LCB Adaptive builds off of previous work that also tune sampling based on the number of experiments collected, n^69,70,71. In this paper, we design LCB Adaptive to tune its hyperparameter to become less explorative as more samples are collected. For example, as the n increases, LCB Adaptive decays its β hyperparameter value to become less explorative and more exploitative. Specifically, this information feedback received by the function determines the contribution of both μ(X) and σ(X) to the acquisition value, a. Similar to EI Abrupt, LCB Adaptive computes an acquisition value, a ∈ [0, 1], for a given X, wherein the X with the highest a is selected by the acquisition function as the next suggested experiment to measure. LCB Adaptive is implemented for a minimization problem as:

$${a}_{{{{\rm{LCB}}}}{{{\rm{Adaptive}}}}}(X,n;\beta ,\epsilon )=\mu (X)-{\epsilon }^{n}\beta \sigma (X),$$

(3)

where n is the number of experiments sampled, and β = 3 and ϵ = 0.9 are hand-tuned initialization hyperparameters selected based on a priori domain knowledge of the function’s performance on a variety of different problems. Having a large β and an ϵ close to 1 supports a gradual decay from very explorative to very exploitative, rather than a rapid decay. The dynamic EI Abrupt and LCB Adaptive are shown to both discover optima faster and avoid pigeonholing into local minima better than their static counterparts by actively balancing the ratio of exploitation to exploration using learned information about the quality and quantity of previously sampled experiments.

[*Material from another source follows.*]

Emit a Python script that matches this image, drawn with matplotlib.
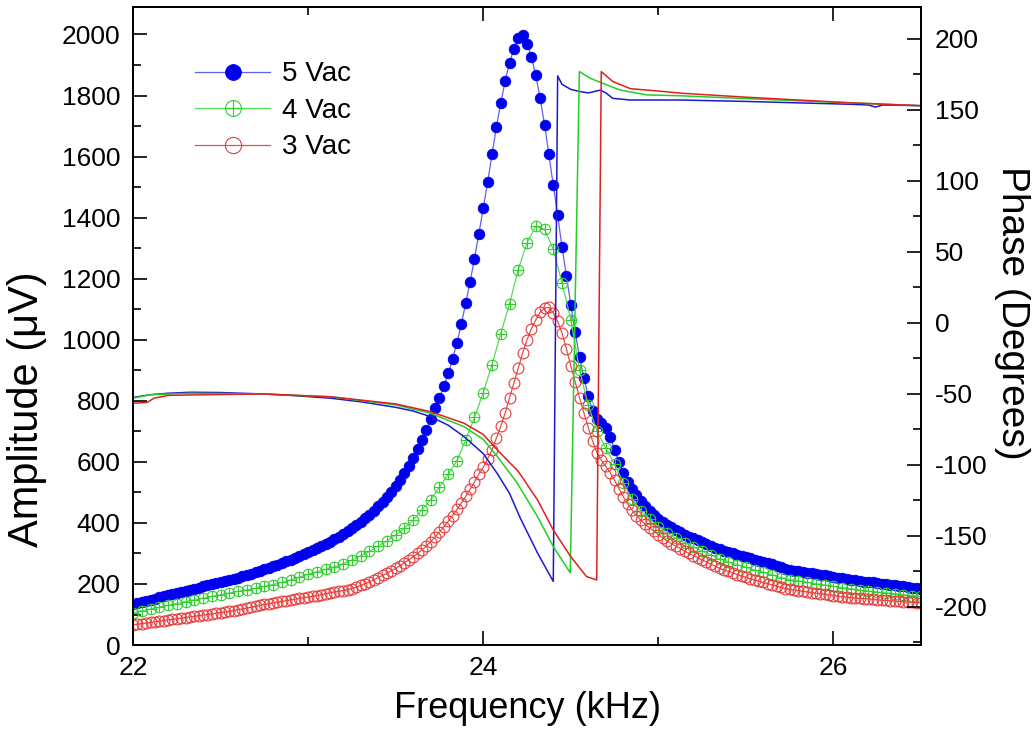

EI Abrupt is an acquisition function that flips between the exploitative EI⁶⁷ and explorative LCB⁶⁸ acquisition functions based on the computed finite differences of recently evaluated experiments. For example, if the evaluated experiment y-values plateaus for three or more experiments in a row, EI Abrupt will abruptly switch from a greedy sampling policy to a more explorative sampling policy. Specifically, this information feedback received by the function determines if the current round of sampling should exploit the surrogate mean values, μ(X), or explore the surrogate variances, σ(X). EI Abrupt computes an acquisition value, a ∈ [0, 1], for a given X, wherein the X with the highest a is selected by the acquisition function as the next suggested experiment to measure. EI Abrupt is implemented for a minimization problem as:

$$\begin{array}{l}{a}_{{{{\rm{EI}}}}{{{\rm{Abrupt}}}}}(X,y;\beta ,\xi ,\eta )\,=\,\left\{\begin{array}{ll}\left(\mu (X)-{y}^{* }-\xi \right)\,\Phi \,(Z)+\sigma (X)\psi (Z),& {{\rm{if}}}\,\,| \Delta \{{y}_{n-3...n}\}| \le \eta \\ \mu (X)-\beta \sigma (X),& {{\rm{otherwise}}}\,\end{array}\right.\\ \qquad \qquad \qquad \qquad\,\,\, Z\,=\,\dfrac{\mu (X)\,-\,{y}^{* }\,-\,\xi }{\sigma (X)},\end{array}$$

(4)

where y^* is the lowest measured target value thus far (i.e., the running minimum), Φ( ⋅ ) is the cumulative density function of the normal distribution, ψ( ⋅ ) is the probability density function of the normal distribution, and ∣Δ{y_n−3...n}∣ is the absolute value of the finite differences of the set of target values of the last three sampled experiments. Moreover, β = 0.1, ξ = 0.1, and η = 0 are hand-tuned initialization hyperparameters used for the rest of the paper for EI Abrupt. Moreover, for standard LCB and EI, β = 1 and ξ = 0.1 hyperparameters are used, respectively. These hyperparameters were selected based on a priori domain knowledge of EI Abrupt performance on a variety of different problems. The most important hyperparameter for efficient sampling is β, whose ideal value is non-obvious, but it is found that β = 0.1 allows EI Abrupt to switch into an explorative sampling policy while still having a strong weight on the surrogate means, implying that exploration does not veer far.